In a significant breakthrough that could transform how post-traumatic stress disorder (PTSD) is diagnosed, researchers from the University of Tennessee, Knoxville's Tickle College of Engineering, together with the UT Institute of Agriculture, have been developing a cutting-edge sensor. This tool is designed to detect a range of biomarkers associated with PTSD in blood samples – a step forward from the subjective methods currently in use. As reported by the university's news outlet, this collaborative effort also involves CFD Research Corporation, which has been working alongside the military to find low-cost, minimally invasive tools for diagnosing complex conditions.
About 6% of the U.S. population, and nearly 30%, of combat-exposed military veterans experience PTSD, says the U.S. Department of Veterans Affairs. The present diagnostic process relies heavily on patient self-reporting, which is both subjective and variable. "With PTSD, diagnosis is complicated. Every patient’s condition is different," Jayne Wu, a professor at UT Knoxville, told the university's news service. Wu, along with Shigetoshi Eda, shifted focus from aiding dairy farmers in diagnosing cattle diseases to using their handheld biosensor for detecting PTSD in humans.
The biosensor employs AiCAP technology, a method that moves bioparticles toward sensors that can identify multiple disease-causing microbes. Expanding this patented system, the team has created a sensor that can identify an array of over a dozen PTSD-related biomarkers off of a single blood sample. "Usually, you need a different detector for each type of biomarker," Eda said in the university's publication. "Jayne’s approach within AiCAP allows you to detect different types of biomarkers using a single device." This capacity to multitask biomarker identification stands to enhance multiomics – analyzing various biological data concurrently to understand the function of living organisms.

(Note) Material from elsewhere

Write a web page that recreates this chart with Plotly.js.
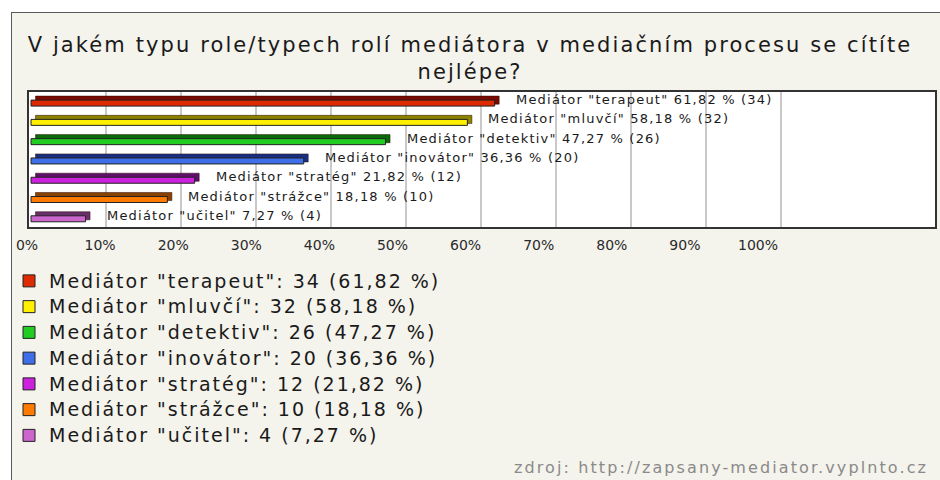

The work is progressing towards FDA approval with ambitions to diagnose a wider range of conditions including organ damage, cancer, and sepsis. David Gaddes, a CFD Research researcher, emphasized the importance of collaboration between academic researchers and industry. "It’s very valuable for industry and university researchers to collaborate," Gaddes told the university's news service. Researchers hope to deploy the device rapidly once it obtains FDA clearance, looking to scale up production and maintain affordability and portability.

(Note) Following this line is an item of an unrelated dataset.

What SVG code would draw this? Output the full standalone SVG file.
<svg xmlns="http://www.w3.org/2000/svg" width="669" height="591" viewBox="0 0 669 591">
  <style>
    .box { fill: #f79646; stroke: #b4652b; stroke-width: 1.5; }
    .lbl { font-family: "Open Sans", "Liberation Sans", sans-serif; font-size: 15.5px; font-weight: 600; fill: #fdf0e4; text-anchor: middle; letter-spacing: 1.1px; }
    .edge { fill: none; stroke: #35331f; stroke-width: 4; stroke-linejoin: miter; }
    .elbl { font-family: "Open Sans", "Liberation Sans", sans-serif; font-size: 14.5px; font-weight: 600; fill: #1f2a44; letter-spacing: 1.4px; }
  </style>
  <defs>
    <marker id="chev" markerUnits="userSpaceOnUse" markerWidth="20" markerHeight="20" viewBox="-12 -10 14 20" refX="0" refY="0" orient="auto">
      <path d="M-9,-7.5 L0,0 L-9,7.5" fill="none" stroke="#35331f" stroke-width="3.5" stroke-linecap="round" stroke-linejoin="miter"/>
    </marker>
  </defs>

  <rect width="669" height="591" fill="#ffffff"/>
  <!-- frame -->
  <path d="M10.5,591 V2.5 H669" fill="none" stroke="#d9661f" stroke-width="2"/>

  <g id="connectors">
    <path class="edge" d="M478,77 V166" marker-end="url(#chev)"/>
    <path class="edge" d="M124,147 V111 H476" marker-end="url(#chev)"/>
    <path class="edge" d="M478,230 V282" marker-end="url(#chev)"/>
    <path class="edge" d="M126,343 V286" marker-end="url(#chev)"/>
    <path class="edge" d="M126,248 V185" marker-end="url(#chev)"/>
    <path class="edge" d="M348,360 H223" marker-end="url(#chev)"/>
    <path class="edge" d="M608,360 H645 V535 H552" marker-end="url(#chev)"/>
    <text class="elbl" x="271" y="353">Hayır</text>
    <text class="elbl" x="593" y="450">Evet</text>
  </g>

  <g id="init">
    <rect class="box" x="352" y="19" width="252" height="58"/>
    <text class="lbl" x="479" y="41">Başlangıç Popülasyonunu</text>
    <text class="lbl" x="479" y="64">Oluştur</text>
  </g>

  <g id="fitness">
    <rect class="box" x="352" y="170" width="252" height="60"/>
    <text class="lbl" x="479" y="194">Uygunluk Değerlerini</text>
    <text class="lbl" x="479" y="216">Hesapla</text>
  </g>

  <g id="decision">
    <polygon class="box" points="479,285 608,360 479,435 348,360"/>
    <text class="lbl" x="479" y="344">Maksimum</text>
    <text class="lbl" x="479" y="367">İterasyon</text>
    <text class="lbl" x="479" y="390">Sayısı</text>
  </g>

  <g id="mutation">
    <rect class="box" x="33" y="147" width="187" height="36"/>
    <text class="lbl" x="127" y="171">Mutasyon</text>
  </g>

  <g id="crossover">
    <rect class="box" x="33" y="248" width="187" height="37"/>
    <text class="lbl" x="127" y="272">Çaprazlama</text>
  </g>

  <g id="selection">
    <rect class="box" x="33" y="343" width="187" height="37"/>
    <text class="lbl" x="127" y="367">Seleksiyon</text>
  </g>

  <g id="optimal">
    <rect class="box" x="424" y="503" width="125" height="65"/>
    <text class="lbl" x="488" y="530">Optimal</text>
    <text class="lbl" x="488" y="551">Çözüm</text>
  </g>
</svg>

The potential impact of this technology extends to personalized medicine as well. Wu indicated that although more research is needed to solidify the link between biomarkers and treatment strategies, the sensor could be a vanguard in the development of tailored care. "PTSD is a great example to demonstrate the potential benefits of our sensor array in furthering personalized medicine," Wu mentioned, as per the university's news. The innovation aims to not only advance treatment for PTSD but also other multifaceted medical conditions.